Papillomavirus trans-activator protein E2 activates expression from the promoter for the ribonucleotide reductase large subunit from herpes simplex virus type 2.

Activation of the herpes simplex virus type 2 (HSV-2) large subunit of the ribonucleotide reductase (ICP10) gene by papillomavirus DNA encoding the E2 or E7 proteins was studied directly by immunofluorescence or by chloramphenicol acetyltransferase (CAT) analysis with hybrid ICP10 or IE175 and 38K promoter constructions. Cotransfection with bovine papillomavirus type 1 or human papillomavirus type 16 (HPV-16) E2 DNA enhanced CAT expression from constructions in which CAT is regulated by the ICP10 but not by other HSV promoters. Expression was not enhanced by cotransfection with HPV-16 E7 DNA. Sequence analysis of the ICP10 promoter identified a consensus E2-binding motif. Activation was significantly reduced by site-directed mutagenesis of the consensus motif.

Protein kinase activity associated with the large subunit of herpes simplex virus type 2 ribonucleotide reductase (ICP10).

The large subunit of the herpes simplex virus type 2 (HSV-2) ribonucleotide reductase (RR1) is demonstrated to possess serine/threonine-specific kinase activity. Computer-assisted sequence analysis identified regions within the amino terminus of ICP10 that are homologous to the catalytic domain of known protein kinases (PKs). An in vitro kinase assay confirmed the ability of ICP10, immunoprecipitated from either HSV-2-infected cells or from cells transfected with an ICP10 expression vector, to autophosphorylate and transphosphorylate exogenous substrates in the presence of ATP and Mg2+. The HSV-1 RR1 was shown to be negative for PK activity under these conditions. PK activity was localized to a 57-kDa amino-terminal region within ICP10 that lacked RR activity.

Identification of immediate-early-type cis-response elements in the promoter for the ribonucleotide reductase large subunit from herpes simplex virus type 2.
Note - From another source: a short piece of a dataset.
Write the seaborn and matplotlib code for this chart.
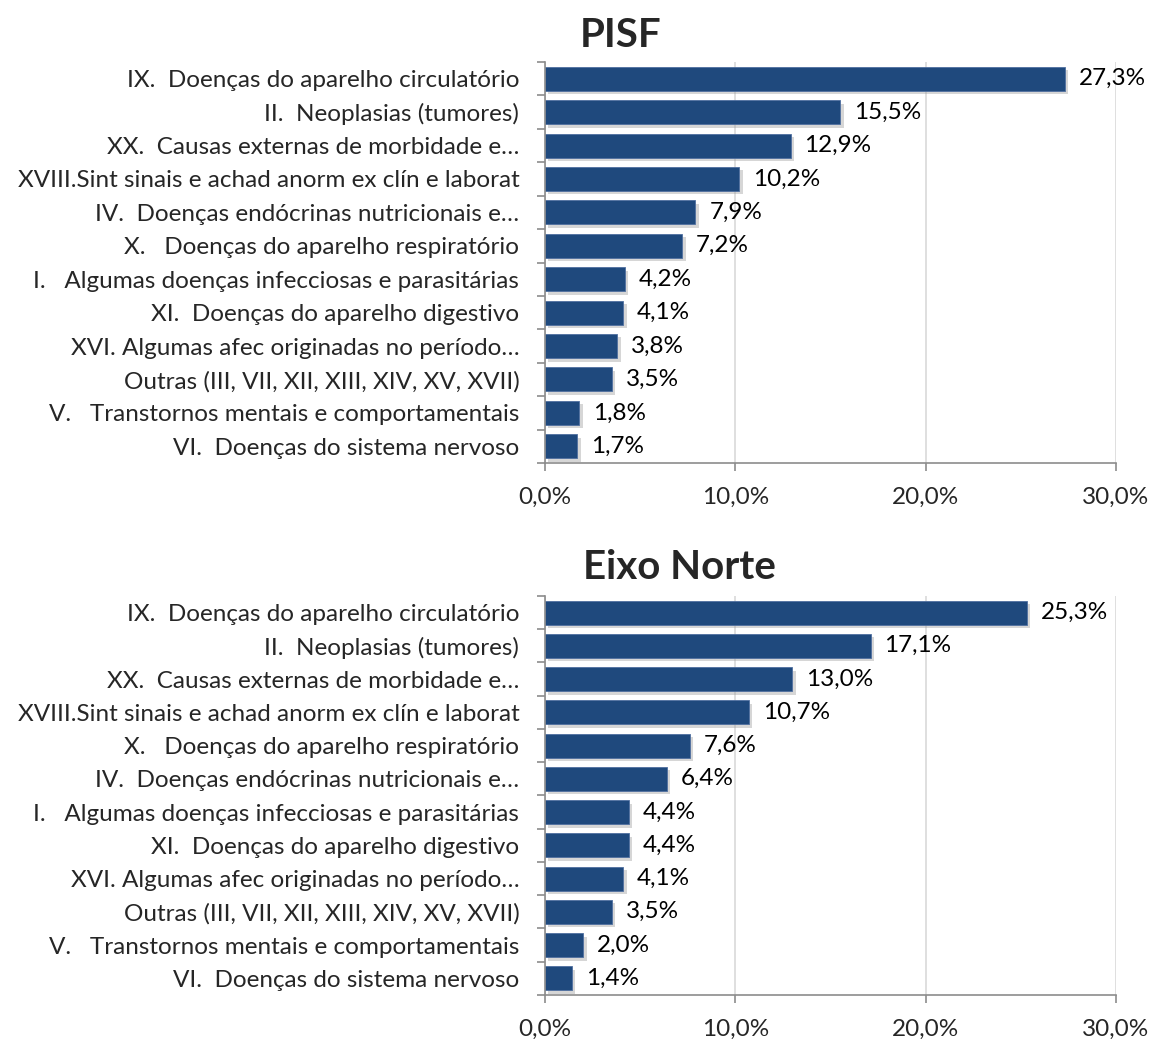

Regulation of the expression of the herpes simplex virus (HSV) type 2 large subunit of ribonucleotide reductase (ICP10) gene was studied directly by immunofluorescence or by chloramphenicol acetyltransferase analysis with hybrid ICP10 promoter constructions. In Vero cells, cotransfection with DNA encoding HSV IE110 or Vmw65 proteins or HCMV IE2 enhanced expression at least 10-fold. In contrast, expression was minimally enhanced by DNA encoding IE175 at low doses and slightly reduced at high doses. IE110-mediated trans-activation was minimal in primary astrocytes and cells from line 293. However, Vmw65 enhanced expression 20-fold in all cell types. cis-Response elements in the ICP10 promoter include a TAATGARAT-like element and other sequences associated with regulation of IE gene expression and potential SP-1, consensus AP-1, and octamer transcription factor 1 binding elements. Factors that bind to the ICP10 promoter were identified in mock and HSV-infected cell extracts. DNA-protein complex formation, presumably involving Vmw65, was demonstrated by gel retardation analysis with mixtures of uninfected cell nuclear extracts and virion lysates. The octamer transcription factor 1 motif (ATGCAAAT) was necessary for optimal Vmw65 binding to the ICP10 promoter as evidenced by competition experiments with oligonucleotides overlapping the consensus IE110 promoter virion response element. The data suggest that ICP10 can be regulated as an immediate-early gene.